◆ Entries supplied:
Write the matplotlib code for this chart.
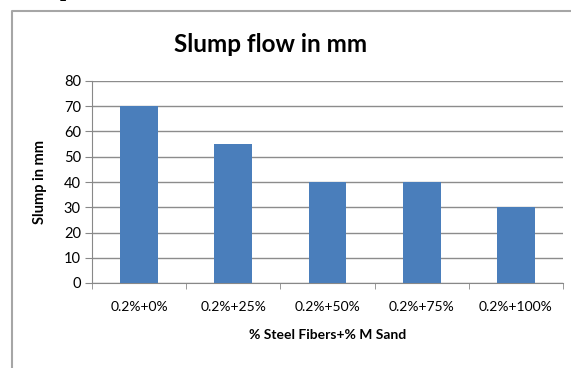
import matplotlib.pyplot as plt
from matplotlib.lines import Line2D

# datos del grafico
categories = ['0.2%+0%', '0.2%+25%', '0.2%+50%', '0.2%+75%', '0.2%+100%']
slump = [70, 55, 40, 40, 30]
yticks = [0, 10, 20, 30, 40, 50, 60, 70, 80]

plt.rcParams['font.family'] = ['Lato', 'DejaVu Sans']

fig = plt.figure(figsize=(5.71, 3.68), dpi=100)
W, H = 571, 368

# marco exterior del grafico (cortado a la derecha y abajo)
fig.add_artist(Line2D([12 / W, 12 / W, 1], [0, 1 - 11 / H, 1 - 11 / H],
                      transform=fig.transFigure, color='#a6a6a6', lw=1.5))
# resto del texto del documento arriba
fig.text(66 / W, 1 + 4 / H, 'p', family='Liberation Serif', weight='bold',
         fontsize=16, ha='center', va='baseline', color='black')

ax = fig.add_axes([92 / W, 85 / H, 471 / W, 202 / H])
x = list(range(len(categories)))
ax.bar(x, slump, width=0.4, color='#4a7ebb', zorder=3)

ax.set_xlim(-0.5, len(categories) - 0.5)
ax.set_ylim(0, 80)
ax.set_yticks(yticks)
ax.set_xticks(x)
ax.set_xticklabels(categories, fontsize=10)
ax.set_xticks([i - 0.5 for i in range(len(categories) + 1)], minor=True)
ax.tick_params(axis='x', which='major', length=0, pad=13)
ax.tick_params(axis='x', which='minor', length=4, color='#888888')
ax.tick_params(axis='y', length=5, color='#888888', labelsize=10.5, pad=3)

ax.grid(axis='y', color='#8c8c8c', lw=1, zorder=0)
for s in ['top', 'right']:
    ax.spines[s].set_visible(False)
ax.spines['left'].set_color('#888888')
ax.spines['bottom'].set_color('#888888')

ax.set_ylabel('Slump in mm', fontsize=10.5, weight='bold', labelpad=12)
fig.text(328 / W, 1 - 335 / H, '% Steel Fibers+% M Sand', fontsize=10,
         weight='bold', ha='center', va='center')
fig.text(271 / W, 1 - 45 / H, 'Slump flow in mm', fontsize=17.5,
         weight='bold', ha='center', va='center')

fig.savefig('out.png', dpi=100)
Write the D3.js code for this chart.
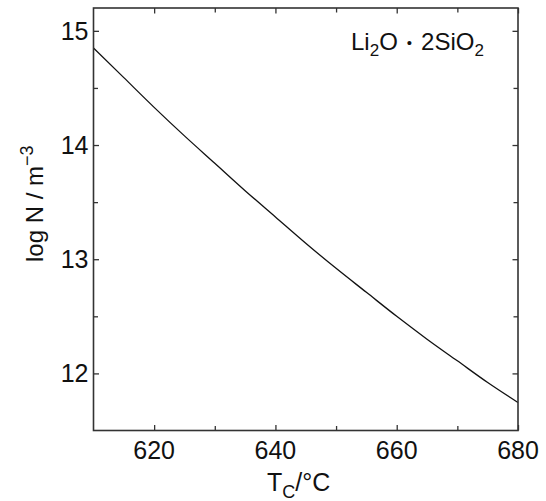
<!DOCTYPE html>
<html>
<head>
<meta charset="utf-8">
<script src="https://cdn.jsdelivr.net/npm/d3@7"></script>
<style>
  body { margin: 0; background: #fff; }
  svg text { font-family: "Liberation Sans", Arial, sans-serif; fill: #111; }
</style>
</head>
<body>
<div id="chart"></div>
<script>
'use strict';

// crystallisation temperature, degC
const tempC = [610, 615, 620, 625, 630, 635, 640, 645, 650, 655, 660, 665, 670, 675, 680];
// log of nucleus density, m^-3
const logN  = [14.85, 14.59, 14.33, 14.08, 13.84, 13.60, 13.37, 13.14, 12.92, 12.71, 12.50, 12.30, 12.11, 11.92, 11.745];

const xMajor = [620, 640, 660, 680];
const xMinor = [630, 650, 670];
const yMajor = [12, 13, 14, 15];
const yMinor = [12.5, 13.5, 14.5];

const xDomain = [610, 680];
const yDomain = [11.5, 15.2];

const width = 546, height = 501;
const margin = {left: 93.5, right: 28, top: 8, bottom: 70.5};
const w = width - margin.left - margin.right;
const h = height - margin.top - margin.bottom;

const svg = d3.select('#chart')
    .append('svg')
    .attr('width', width)
    .attr('height', height);

const cht = svg.append('g')
    .attr('transform', `translate(${margin.left},${margin.top})`);

const xScale = d3.scaleLinear().domain(xDomain).range([0, w]);
const yScale = d3.scaleLinear().domain(yDomain).range([h, 0]);

const axisColor = '#333';

// inward ticks on all four sides
function tickAxis (axis, scale, values, len)
{
    return axis(scale).tickValues(values).tickSize(-len).tickFormat('');
}

const axes = [
    {fn: d3.axisBottom, scale: xScale, pos: `translate(0,${h})`},
    {fn: d3.axisTop,    scale: xScale, pos: 'translate(0,0)'},
    {fn: d3.axisLeft,   scale: yScale, pos: 'translate(0,0)'},
    {fn: d3.axisRight,  scale: yScale, pos: `translate(${w},0)`}
];

axes.forEach(a =>
{
    const isX = a.scale === xScale;
    const major = isX ? xMajor : yMajor;
    const minor = isX ? xMinor : yMinor;

    [[major, 5.5], [minor, 4.5]].forEach(([vals, len]) =>
    {
        const g = cht.append('g')
            .attr('transform', a.pos)
            .call(tickAxis(a.fn, a.scale, vals, len));
        g.select('.domain').remove();
        g.selectAll('line').attr('stroke', axisColor).attr('stroke-width', 1.3);
    });
});

// tick labels
cht.selectAll('.xlab')
    .data(xMajor)
    .enter()
    .append('text')
    .attr('class', 'xlab')
    .attr('x', d => xScale(d))
    .attr('y', h + 28)
    .attr('text-anchor', 'middle')
    .style('font-size', '25px')
    .text(d => d);

cht.selectAll('.ylab')
    .data(yMajor)
    .enter()
    .append('text')
    .attr('class', 'ylab')
    .attr('x', -5)
    .attr('y', d => yScale(d))
    .attr('dy', '0.36em')
    .attr('text-anchor', 'end')
    .style('font-size', '25px')
    .text(d => d);

// curve
const line = d3.line()
    .x((d, i) => xScale(tempC[i]))
    .y(d => yScale(d))
    .curve(d3.curveMonotoneX);

cht.append('path')
    .datum(logN)
    .attr('d', line)
    .attr('fill', 'none')
    .attr('stroke', '#111')
    .attr('stroke-width', 1.3);

// frame
cht.append('rect')
    .attr('width', w)
    .attr('height', h)
    .attr('fill', 'none')
    .attr('stroke', axisColor)
    .attr('stroke-width', 1.6);

// x axis title
const xt = svg.append('text')
    .attr('x', 267)
    .attr('y', 491)
    .style('font-size', '25px');
xt.append('tspan').text('T');
xt.append('tspan').attr('dy', 7).style('font-size', '18px').text('C');
xt.append('tspan').attr('dy', -7).text('/°C');

// y axis title
const yt = svg.append('text')
    .attr('transform', 'translate(43,262) rotate(-90)')
    .style('font-size', '24px');
yt.append('tspan').text('log N / m');
yt.append('tspan').attr('dy', -10).style('font-size', '18px').text('−3');

// compound label
const ct = svg.append('text')
    .attr('x', 351)
    .attr('y', 50)
    .style('font-size', '24px');
ct.append('tspan').text('Li');
ct.append('tspan').attr('dy', 6).style('font-size', '17px').text('2');
ct.append('tspan').attr('dy', -6).text('O');
ct.append('tspan').attr('dx', 9).attr('dy', -2).style('font-size', '15px').text('•');
ct.append('tspan').attr('dx', 9).attr('dy', 2).text('2SiO');
ct.append('tspan').attr('dy', 6).style('font-size', '17px').text('2');
</script>
</body>
</html>
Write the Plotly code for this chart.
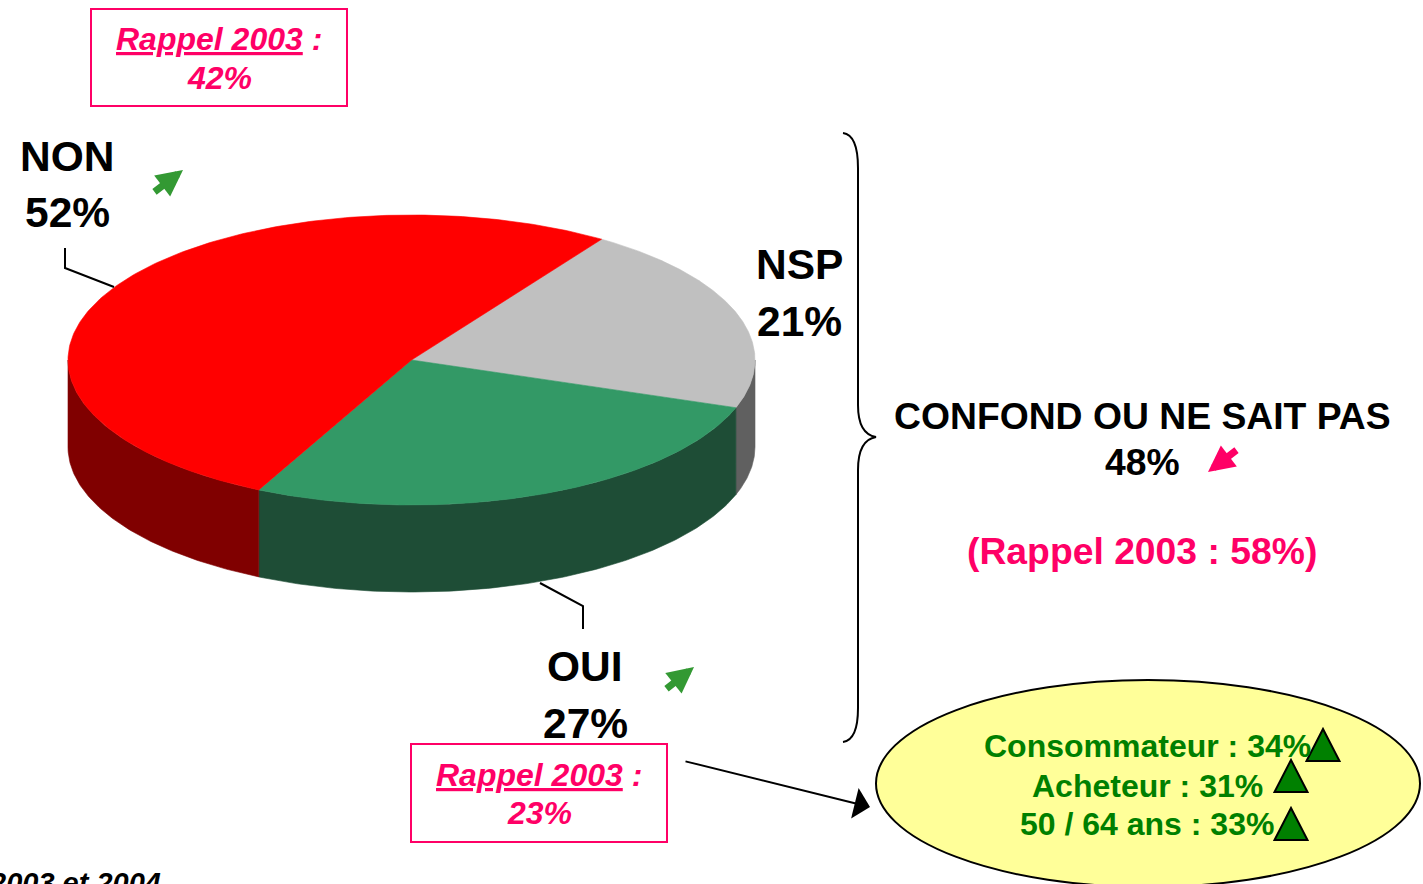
import numpy as np
import plotly.graph_objects as go

# ---------------- data ----------------
labels = ["NSP", "OUI", "NON"]
values = [21, 27, 52]
top_colors = ["#C0C0C0", "#339966", "#FF0000"]
side_colors = ["#606060", "#1E4D36", "#800000"]

rappel_2003_non = 42
rappel_2003_oui = 23
confond_label = "CONFOND OU NE SAIT PAS"
confond_value = 48
confond_2003 = 58
sub_labels = ["Consommateur", "Acheteur", "50 / 64 ans"]
sub_values = [34, 31, 33]
footer = "2003 et 2004"

# ---------------- layout constants ----------------
W, H = 1423, 884
CX, CY, RX, RY, DEPTH = 411.5, 360, 343.5, 145, 87
START = 56.4
FONT = "Arial, 'Liberation Sans', sans-serif"
PINK = "#FF0066"
GREEN_TXT = "#008000"
GREEN_ARR = "#339933"


def ell(t_deg, dy=0.0):
    t = np.radians(t_deg)
    return CX + RX * np.cos(t), CY - RY * np.sin(t) + dy


fig = go.Figure()
total = sum(values)
bounds = []
a = START
for v in values:
    span = 360.0 * v / total
    bounds.append((a - span, a))
    a -= span

# side walls (front half only)
for (t0, t1), col in zip(bounds, side_colors):
    for k in (-360, 0, 360):
        lo = max(t0 + k, -180)
        hi = min(t1 + k, 0)
        if hi > lo:
            ts = np.linspace(lo, hi, 120)
            xt, yt = ell(ts)
            xb, yb = ell(ts[::-1], DEPTH)
            fig.add_trace(go.Scatter(
                x=np.concatenate([xt, xb, xt[:1]]),
                y=np.concatenate([yt, yb, yt[:1]]),
                fill="toself", fillcolor=col, mode="lines",
                line=dict(width=0.6, color=col), hoverinfo="skip"))

# top faces
for (t0, t1), col, lab, v in zip(bounds, top_colors, labels, values):
    ts = np.linspace(t0, t1, 240)
    x, y = ell(ts)
    fig.add_trace(go.Scatter(
        x=np.concatenate([[CX], x, [CX]]),
        y=np.concatenate([[CY], y, [CY]]),
        fill="toself", fillcolor=col, mode="lines",
        line=dict(width=0.6, color=col), name=lab,
        hovertemplate=f"{lab}: {v}%<extra></extra>"))

ann = []


def txt(x, y, s, size, color="black", xanchor="center"):
    ann.append(dict(x=x, y=y, xref="x", yref="y", text=s, showarrow=False,
                    xanchor=xanchor, yanchor="middle",
                    font=dict(family=FONT, size=size, color=color)))


def arrow(x, y, ax, ay, color, width, size, head):
    ann.append(dict(x=x, y=y, xref="x", yref="y", ax=ax, ay=ay,
                    axref="x", ayref="y", text="", showarrow=True,
                    arrowhead=head, arrowwidth=width, arrowsize=size,
                    arrowcolor=color))


lab_val = dict(zip(labels, values))
# pie labels
txt(67, 156, "<b>NON</b>", 42.5)
txt(67, 212, f"<b>{lab_val['NON']}%</b>", 42.5)
txt(799, 264, "<b>NSP</b>", 42.5)
txt(799, 321, f"<b>{lab_val['NSP']}%</b>", 42.5)
txt(585, 666, "<b>OUI</b>", 42.5)
txt(585, 723, f"<b>{lab_val['OUI']}%</b>", 42.5)

# Rappel boxes
txt(219, 39, "<b><i><u>Rappel 2003</u> :</i></b>", 32, PINK)
txt(219, 78, f"<b><i>{rappel_2003_non}%</i></b>", 32, PINK)
txt(539, 775, "<b><i><u>Rappel 2003</u> :</i></b>", 32, PINK)
txt(539, 813, f"<b><i>{rappel_2003_oui}%</i></b>", 32, PINK)

# confond block
txt(1142, 416, f"<b>{confond_label}</b>", 37.3)
txt(1142, 462, f"<b>{confond_value}%</b>", 37.3)
txt(1142, 551, f"<b>(Rappel 2003 : {confond_2003}%)</b>", 37.3, PINK)

# ellipse texts
for (lab, v), yy in zip(zip(sub_labels, sub_values), [746, 786, 824]):
    txt(1147, yy, f"<b>{lab} : {v}%</b>", 32, GREEN_TXT)

# footer (cropped at the bottom edge, as in the reference)
txt(163, 883, f"<b><i>{footer}</i></b>", 29, "black", xanchor="right")

# arrows
arrow(183, 170, 153, 193, GREEN_ARR, 7, 0.75, 2)
arrow(694, 667, 665, 690, GREEN_ARR, 7, 0.75, 2)
arrow(1208, 472, 1238, 449, PINK, 7, 0.75, 2)
arrow(870, 807, 684, 761, "black", 2, 2.6, 1)

shapes = []
# Rappel boxes
shapes.append(dict(type="rect", xref="x", yref="y", x0=91, y0=9, x1=347, y1=106,
                   line=dict(color=PINK, width=2), fillcolor="rgba(0,0,0,0)"))
shapes.append(dict(type="rect", xref="x", yref="y", x0=411, y0=744, x1=667, y1=842,
                   line=dict(color=PINK, width=2), fillcolor="white", layer="below"))
# ellipse
shapes.append(dict(type="circle", xref="x", yref="y", x0=876, y0=680, x1=1420, y1=887,
                   line=dict(color="black", width=2), fillcolor="#FFFF99", layer="below"))
# leader lines
shapes.append(dict(type="path", xref="x", yref="y", path="M 65 248 L 65 268 L 114 287",
                   line=dict(color="black", width=2)))
shapes.append(dict(type="path", xref="x", yref="y", path="M 540 583 L 583 606 L 583 629",
                   line=dict(color="black", width=2)))
# brace
shapes.append(dict(type="path", xref="x", yref="y",
                   path="M 843 133 Q 858 135 858 168 L 858 405 Q 858 434 876 437 "
                        "Q 858 440 858 470 L 858 708 Q 858 740 843 742",
                   line=dict(color="black", width=2)))


def tri(cx, cy, s):
    h = s * 0.97
    return (f"M {cx - s/2} {cy + h/2} L {cx + s/2} {cy + h/2} "
            f"L {cx} {cy - h/2} Z")


for cx, cy in [(1323, 745), (1291, 776), (1291, 824)]:
    shapes.append(dict(type="path", xref="x", yref="y", path=tri(cx, cy, 33),
                       line=dict(color="black", width=2), fillcolor="#008000"))

fig.update_layout(
    width=W, height=H, margin=dict(l=0, r=0, t=0, b=0),
    paper_bgcolor="white", plot_bgcolor="white", showlegend=False,
    xaxis=dict(range=[0, W], visible=False, fixedrange=True),
    yaxis=dict(range=[H, 0], visible=False, fixedrange=True),
    annotations=ann, shapes=shapes,
)

fig.write_html(
    "out.html",
    config={"displayModeBar": False},
    post_script="document.body.style.margin='0';document.body.style.overflow='hidden';",
)
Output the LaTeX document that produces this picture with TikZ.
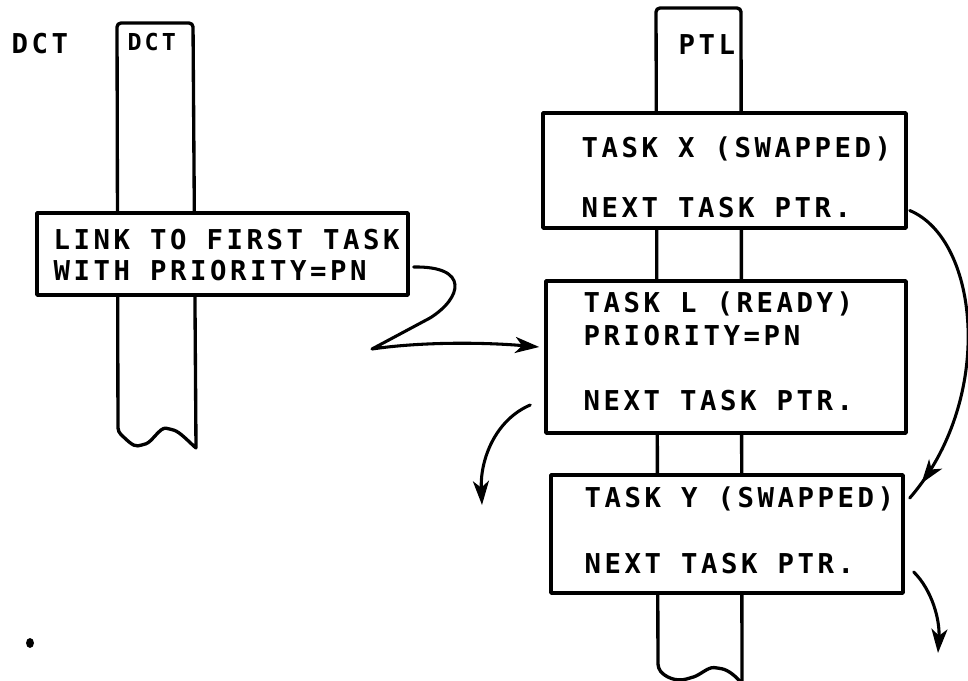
\documentclass[tikz,border=0pt]{standalone}
\usepackage{fontspec}
\newfontfamily\plotfont[LetterSpace=13]{DejaVu Sans Mono}
\usetikzlibrary{arrows.meta,decorations.markings}
\begin{document}
\begin{tikzpicture}[x=0.75pt,y=-0.75pt,
  line width=2.5pt, line join=round, line cap=round,
  boxstyle/.style={draw, fill=white, rectangle, inner sep=0pt, line width=2.6pt},
  txt/.style={anchor=west, inner sep=0pt, text height=15pt, text depth=0pt,
    font=\plotfont\bfseries\fontsize{20.5}{24}\selectfont},
  smalltxt/.style={anchor=west, inner sep=0pt, text height=12.8pt, text depth=0pt,
    font=\plotfont\bfseries\fontsize{17.5}{20}\selectfont},
  arr/.style={-{Stealth[length=18pt,width=12pt,inset=5pt]}, line width=2.3pt}]
\useasboundingbox (0,0) rectangle (968,681);

% DCT column
\draw[rounded corners=3pt] (196,448) -- (193,23) -- (117,23) -- (118,432)
  .. controls (126,439) and (133,447) .. (142,445)
  .. controls (152,442) and (160,427) .. (170,429)
  .. controls (180,432) and (188,441) .. (196,448);
% PTL column
\draw[rounded corners=3pt] (742,684) -- (741,8) -- (656,8) -- (658,668)
  .. controls (665,677) and (676,682) .. (690,678)
  .. controls (700,675) and (708,667) .. (718,668)
  .. controls (728,670) and (736,676) .. (742,684);

% labels
\node[txt] (dctlabel) at (10,44) {DCT};
\node[smalltxt] (dcthead) at (126,42) {DCT};
\node[txt] (ptlhead) at (677,45) {PTL};

% boxes
\node[boxstyle, minimum width=278.25pt, minimum height=61.5pt] (dctbox) at (222.5,254) {};
\node[boxstyle, minimum width=272.25pt, minimum height=86.25pt] (xbox) at (724.5,170.5) {};
\node[boxstyle, minimum width=270pt, minimum height=114pt] (lbox) at (726,357) {};
\node[boxstyle, minimum width=264pt, minimum height=88.5pt] (ybox) at (727,534) {};

% texts
\node[txt] (d1) at (52,240) {LINK TO FIRST TASK};
\node[txt] (d2) at (52,271) {WITH PRIORITY=PN};
\node[txt] (x1) at (580,148) {TASK X (SWAPPED)};
\node[txt] (x2) at (580,208) {NEXT TASK PTR.};
\node[txt] (l1) at (582,302) {TASK L (READY)};
\node[txt] (l2) at (582,335) {PRIORITY=PN};
\node[txt] (l3) at (582,400) {NEXT TASK PTR.};
\node[txt] (y1) at (583,497) {TASK Y (SWAPPED)};
\node[txt] (y2) at (583,563) {NEXT TASK PTR.};

% connectors
\coordinate (a2end) at (482,505);
\coordinate (a4end) at (938,653);
\draw[arr] ([shift={(4,13)}]dctbox.east) .. controls (470,266) and (462,298) .. (430,318)
  -- (372,349) .. controls (420,342) and (480,342) .. ([shift={(-5,-10)}]lbox.west);
\draw[arr] ([shift={(-14,48)}]lbox.west) .. controls (495,420) and (480,460) .. (a2end);
\draw[line width=2.3pt, postaction={decorate},
  decoration={markings, mark=at position -14pt with {\arrow{Stealth[length=18pt,width=12pt,inset=5pt]}}}]
  ([shift={(2,40)}]xbox.east) .. controls (980,240) and (995,400) .. ([shift={(5,-36)}]ybox.east);
\draw[arr] ([shift={(9,38)}]ybox.east) .. controls (932,590) and (940,620) .. (a4end);

% speck
\fill (30,643) ellipse [x radius=3pt, y radius=3.7pt];
\end{tikzpicture}
\end{document}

◆ Given problem: Give again, word for word, the part that opens with the line containing "Write the D3.js code for this chart." and closes with the one containing "12.11, 11.92, 11.745];". Include both of those lines and skip all pictures.

◆ Output below:
Write the D3.js code for this chart.
<!DOCTYPE html>
<html>
<head>
<meta charset="utf-8">
<script src="https://cdn.jsdelivr.net/npm/d3@7"></script>
<style>
  body { margin: 0; background: #fff; }
  svg text { font-family: "Liberation Sans", Arial, sans-serif; fill: #111; }
</style>
</head>
<body>
<div id="chart"></div>
<script>
'use strict';

// crystallisation temperature, degC
const tempC = [610, 615, 620, 625, 630, 635, 640, 645, 650, 655, 660, 665, 670, 675, 680];
// log of nucleus density, m^-3
const logN  = [14.85, 14.59, 14.33, 14.08, 13.84, 13.60, 13.37, 13.14, 12.92, 12.71, 12.50, 12.30, 12.11, 11.92, 11.745];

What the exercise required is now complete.